Monographs on D'Agostino's work have been published twice by The Art Gym, Offering: An installation in 1989 and Method of Loci in 2013. Her work is held in the collections of the Museum of Fine Arts, Houston, the Yellowstone Art Museum, and the Missoula Art Museum.

==Career==
D'Agostino studied at George Washington University/The Corcoran School, earned her BS in Education at the College of New Jersey in 1973 and her MFA in Sculpture from the University of Montana in 1984.

D'Agostino's work has been exhibited nationally and internationally, including at the Hermitage Museum in St.

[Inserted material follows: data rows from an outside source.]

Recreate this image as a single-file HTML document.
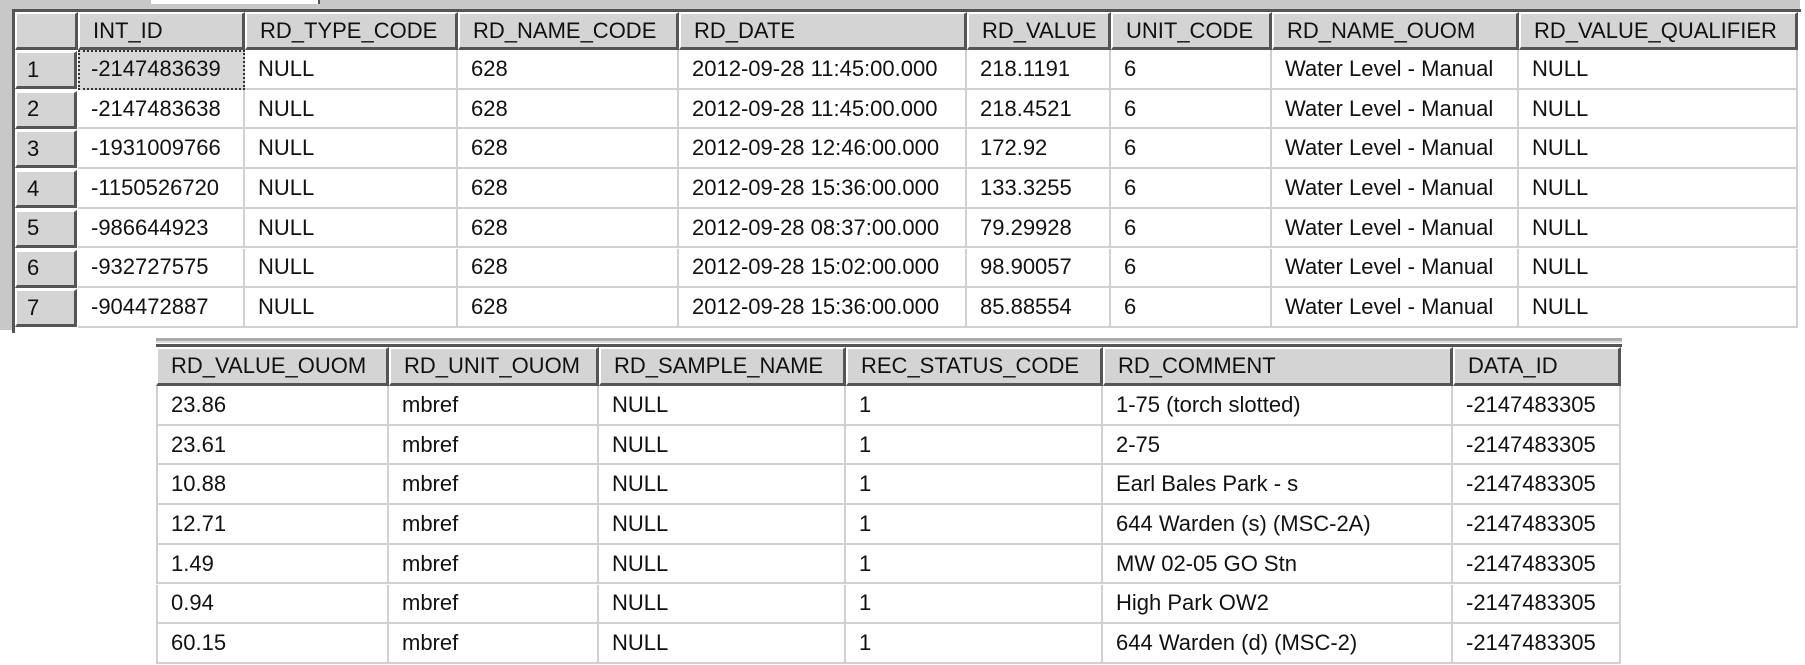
<!DOCTYPE html>
<html><head><meta charset="utf-8">
<style>
html,body{margin:0;padding:0;background:#fff;width:1805px;height:665px;overflow:hidden;position:relative;font-family:"Liberation Sans",sans-serif;}
.c{position:absolute;box-sizing:border-box;font-size:22px;color:#111;white-space:nowrap;overflow:hidden;display:flex;align-items:center;padding-left:13px;}
.h{background:#d4d4d4;border-right:3px solid #555;border-bottom:3px solid #555;border-top:2px solid #fff;border-left:2px solid #fff;}
.d{background:#fff;border-right:2px solid #d0d0d0;border-bottom:2px solid #d0d0d0;}
.rh{background:#d4d4d4;border-right:3px solid #555;border-bottom:3px solid #555;border-top:2px solid #fff;border-left:2px solid #fff;padding-left:10px;}
.sel{background:#d8d8d8;outline:2px dotted #333;outline-offset:-2px;}
</style></head>
<body>
<div style="position:absolute;left:0;top:0;width:1800px;height:330px;background:#c8c8c8;"></div>
<div style="position:absolute;left:151px;top:0;width:167px;height:4px;background:#fff;border-right:2px solid #555;"></div>
<div style="position:absolute;left:12px;top:9px;width:1786px;height:321px;background:#fff;border-top:3px solid #555;border-left:3px solid #555;"></div>
<div style="position:absolute;left:156px;top:338px;width:1466px;height:3px;background:#aaa;border-bottom:2px solid #ddd;"></div>
<div style="position:absolute;left:156px;top:344px;width:1466px;height:3px;background:#555;"></div>
<div id="root"></div>
<script>
const topCols=["INT_ID","RD_TYPE_CODE","RD_NAME_CODE","RD_DATE","RD_VALUE","UNIT_CODE","RD_NAME_OUOM","RD_VALUE_QUALIFIER"];
const topEdges=[78,245,458,679,967,1111,1272,1519,1798];
const topRows=[
["-2147483639","NULL","628","2012-09-28 11:45:00.000","218.1191","6","Water Level - Manual","NULL"],
["-2147483638","NULL","628","2012-09-28 11:45:00.000","218.4521","6","Water Level - Manual","NULL"],
["-1931009766","NULL","628","2012-09-28 12:46:00.000","172.92","6","Water Level - Manual","NULL"],
["-1150526720","NULL","628","2012-09-28 15:36:00.000","133.3255","6","Water Level - Manual","NULL"],
["-986644923","NULL","628","2012-09-28 08:37:00.000","79.29928","6","Water Level - Manual","NULL"],
["-932727575","NULL","628","2012-09-28 15:02:00.000","98.90057","6","Water Level - Manual","NULL"],
["-904472887","NULL","628","2012-09-28 15:36:00.000","85.88554","6","Water Level - Manual","NULL"]];
const botCols=["RD_VALUE_OUOM","RD_UNIT_OUOM","RD_SAMPLE_NAME","REC_STATUS_CODE","RD_COMMENT","DATA_ID"];
const botEdges=[156,389,599,846,1103,1453,1621];
const botRows=[
["23.86","mbref","NULL","1","1-75 (torch slotted)","-2147483305"],
["23.61","mbref","NULL","1","2-75","-2147483305"],
["10.88","mbref","NULL","1","Earl Bales Park - s","-2147483305"],
["12.71","mbref","NULL","1","644 Warden (s) (MSC-2A)","-2147483305"],
["1.49","mbref","NULL","1","MW 02-05 GO Stn","-2147483305"],
["0.94","mbref","NULL","1","High Park OW2","-2147483305"],
["60.15","mbref","NULL","1","644 Warden (d) (MSC-2)","-2147483305"]];
const root=document.getElementById('root');
function cell(cls,x,y,w,h,t){const e=document.createElement('div');e.className='c '+cls;e.style.left=x+'px';e.style.top=y+'px';e.style.width=w+'px';e.style.height=h+'px';e.textContent=t;root.appendChild(e);return e;}
let e=cell('h',15,12,63,38,'');


topCols.forEach((c,i)=>{const el=cell('h',topEdges[i],12,topEdges[i+1]-topEdges[i],38,c);

});
topRows.forEach((r,j)=>{const y=50+j*39.7;
const rh=cell('rh',15,y+1,62,38,String(j+1));


r.forEach((v,i)=>{const el=cell('d'+(i===0&&j===0?' sel':''),topEdges[i],y,topEdges[i+1]-topEdges[i],39.7,v);

});});
botCols.forEach((c,i)=>{const el=cell('h',botEdges[i],347,botEdges[i+1]-botEdges[i],39,c);

});
botRows.forEach((r,j)=>{const y=386+j*39.7;
r.forEach((v,i)=>{const el=cell('d',botEdges[i],y,botEdges[i+1]-botEdges[i],39.7,v);
el.style.borderLeft=i===0?'2px solid #d0d0d0':'';

});});
</script>
</body></html>
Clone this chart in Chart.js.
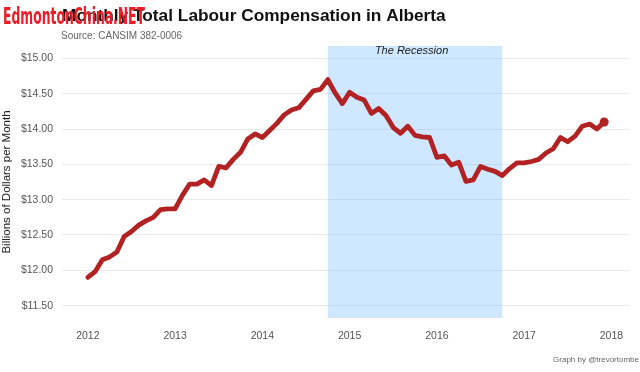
<!DOCTYPE html>
<html>
<head>
<meta charset="utf-8">
<script src="https://cdn.jsdelivr.net/npm/chart.js@4"></script>
<style>
    html, body { margin: 0; padding: 0; background: #fff; }
    #wrap { width: 640px; height: 372px; }
</style>
</head>
<body>
<div id="wrap"><canvas id="compChart" width="640" height="372"></canvas></div>
<script>
// monthly values, billions of dollars (Jan 2012 - Dec 2017)
const startYear = 2012;
const values2012 = [11.90, 11.98, 12.15, 12.19, 12.26, 12.48, 12.55, 12.64, 12.70, 12.75, 12.86, 12.87];
const values2013 = [12.87, 13.06, 13.22, 13.22, 13.28, 13.20, 13.47, 13.45, 13.57, 13.67, 13.86, 13.93];
const values2014 = [13.88, 13.98, 14.08, 14.20, 14.27, 14.30, 14.42, 14.54, 14.56, 14.70, 14.51, 14.36];
const values2015 = [14.52, 14.45, 14.41, 14.22, 14.29, 14.19, 14.02, 13.94, 14.04, 13.91, 13.89, 13.88];
const values2016 = [13.60, 13.62, 13.49, 13.53, 13.26, 13.28, 13.47, 13.43, 13.40, 13.34, 13.44, 13.52];
const values2017 = [13.52, 13.54, 13.57, 13.66, 13.72, 13.88, 13.82, 13.90, 14.04, 14.07, 14.00, 14.10];

const yearTicks = [2012, 2013, 2014, 2015, 2016, 2017, 2018];
const dollarTicks = [11.5, 12.0, 12.5, 13.0, 13.5, 14.0, 14.5, 15.0];

// recession band (fractional years)
const recession = [2014.75, 2016.75];
const recessionLabel = 'The Recession';

const allValues = [].concat(values2012, values2013, values2014, values2015, values2016, values2017);
const points = allValues.map((v, i) => ({ x: startYear + i / 12, y: v }));

const FONT = "'Liberation Sans', Arial, sans-serif";

// shaded recession box + label
const recessionPlugin = {
    id: 'recession',
    beforeDatasetsDraw: chart => {
        const { ctx, chartArea, scales } = chart;
        const x0 = scales.x.getPixelForValue(recession[0]);
        const x1 = scales.x.getPixelForValue(recession[1]);
        ctx.save();
        ctx.fillStyle = 'rgba(30, 144, 255, 0.21)';
        ctx.fillRect(x0, chartArea.top, x1 - x0, chartArea.bottom - chartArea.top);
        ctx.restore();
    },
    afterDatasetsDraw: chart => {
        const { ctx, scales } = chart;
        ctx.save();
        ctx.font = 'italic 11px ' + FONT;
        ctx.fillStyle = '#1a1a1a';
        ctx.textAlign = 'center';
        ctx.textBaseline = 'middle';
        ctx.fillText(recessionLabel, scales.x.getPixelForValue(2015.71), scales.y.getPixelForValue(15.10));
        ctx.restore();
    }
};

// title, subtitle, caption and the watermark
const textPlugin = {
    id: 'texts',
    afterDraw: chart => {
        const ctx = chart.ctx;
        const left = chart.chartArea.left;
        ctx.save();
        ctx.textBaseline = 'alphabetic';
        ctx.textAlign = 'left';
        ctx.fillStyle = '#111';
        ctx.font = 'bold 17.3px ' + FONT;
        ctx.fillText('Monthly Total Labour Compensation in Alberta', left, 21);
        ctx.fillStyle = '#666';
        ctx.font = '10px ' + FONT;
        ctx.fillText('Source: CANSIM 382-0006', left - 1, 39);
        ctx.textAlign = 'right';
        ctx.font = '8px ' + FONT;
        ctx.fillText('Graph by @trevortombe', 639, 362);

        // red watermark over the title
        ctx.textAlign = 'left';
        ctx.font = "bold 23px 'DejaVu Sans Condensed', 'Liberation Sans Narrow', sans-serif";
        const w = ctx.measureText('EdmontonChina.NET').width;
        ctx.translate(3, 24);
        ctx.scale(142 / w, 1);
        ctx.fillStyle = '#ee1c25';
        ctx.fillText('EdmontonChina.NET', 0, 0);
        ctx.restore();
    }
};

const ctx = document.getElementById('compChart');
const lastIndex = points.length - 1;

const myChart = new Chart(ctx, {
    type: 'line',
    data: {
        datasets: [{
            data: points,
            borderColor: '#b22222',
            backgroundColor: '#b22222',
            borderWidth: 4.8,
            borderJoinStyle: 'round',
            borderCapStyle: 'round',
            tension: 0,
            pointRadius: c => c.dataIndex === lastIndex ? 4.5 : 0,
            pointBorderWidth: 0,
            pointHoverRadius: 0,
            fill: false
        }]
    },
    options: {
        responsive: false,
        maintainAspectRatio: false,
        animation: false,
        layout: { padding: { top: 46, right: 10, left: 0, bottom: 0 } },
        plugins: {
            legend: { display: false },
            tooltip: { enabled: false }
        },
        scales: {
            x: {
                type: 'linear',
                min: 2011.704,
                max: 2018.213,
                afterBuildTicks: s => { s.ticks = yearTicks.map(v => ({ value: v })); },
                afterFit: s => { s.height = 54; },
                grid: { display: false },
                border: { display: false },
                ticks: {
                    padding: 4,
                    color: '#555',
                    font: { family: FONT, size: 10.5 },
                    callback: v => String(v),
                    maxRotation: 0
                }
            },
            y: {
                min: 11.325,
                max: 15.175,
                afterBuildTicks: s => { s.ticks = dollarTicks.map(v => ({ value: v })); },
                afterFit: s => { s.width = 62; },
                grid: { color: '#ebebeb', lineWidth: 1, drawTicks: false },
                border: { display: false },
                ticks: {
                    padding: 9,
                    color: '#555',
                    font: { family: FONT, size: 10.5 },
                    callback: v => '$' + Number(v).toFixed(2)
                },
                title: {
                    display: true,
                    text: 'Billions of Dollars per Month',
                    color: '#222',
                    font: { family: FONT, size: 11.5 },
                    padding: { top: 0, bottom: 0 }
                }
            }
        }
    },
    plugins: [recessionPlugin, textPlugin]
});
</script>
</body>
</html>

Petersburg, Russia in Russia's largest annual New Media Festival, ‘CYBERFEST’ in 2012.

In 2013, The Art Gym presented a retrospective exhibition of D'Agostino's work, The Method of Loci which was described in Artforum as "a feast of sensory experience and symbolic power."

Her video installation, Borderline, is the first encountered in the 2019 exhibition at the Portland Art Museum entitled The map is not the territory, "the central event for the Center for Northwest Art [that] is the Arlene and Harold Schnitzer Curator of Northwest Art, Grace Kook-Anderson’s reimagining of its Contemporary Northwest Art Awards (CNAA) exhibition." Critic Laurel Reed-Pavic called it, "a standout show."

==Public art works==
D’Agostino has been commissioned to make many major public works of art.

Garden of Strength, 2008, is installed at the Mayfair Community Center in the Mayfair neighborhood of San Jose, California. It was inspired by the diversity, and the rich cultural history, of the Mayfair area and by the spirit of growth and renewal embodied in the flourishing Mayfair Community Garden adjacent to the site.

Intellectual Ecosystem is located at the Portland State University Associated Student Recreation Center and was noted as one of 2011's 40 best public artworks in the United States and Canada by the Americans for the Arts “Public Art Year in Review.”.

Urban Hydrology is a series of twelve outdoor 2009 granite sculptures installed along the Portland Transit Mall, part of the City of Portland and Multnomah County Public Art Collection courtesy of the Regional Arts & Culture Council.

Celestial Navigation is an 18-foot-tall (5.5 m) glass and metal sculpture of a navigational quadrant in the International Boulevard plaza of SeaTac/Airport light rail station.

Fluid Dynamics is on the Waterfront Bay Trail at 66th Avenue in Oakland, California commissioned by the City of Oakland and East Bay Regional Park District.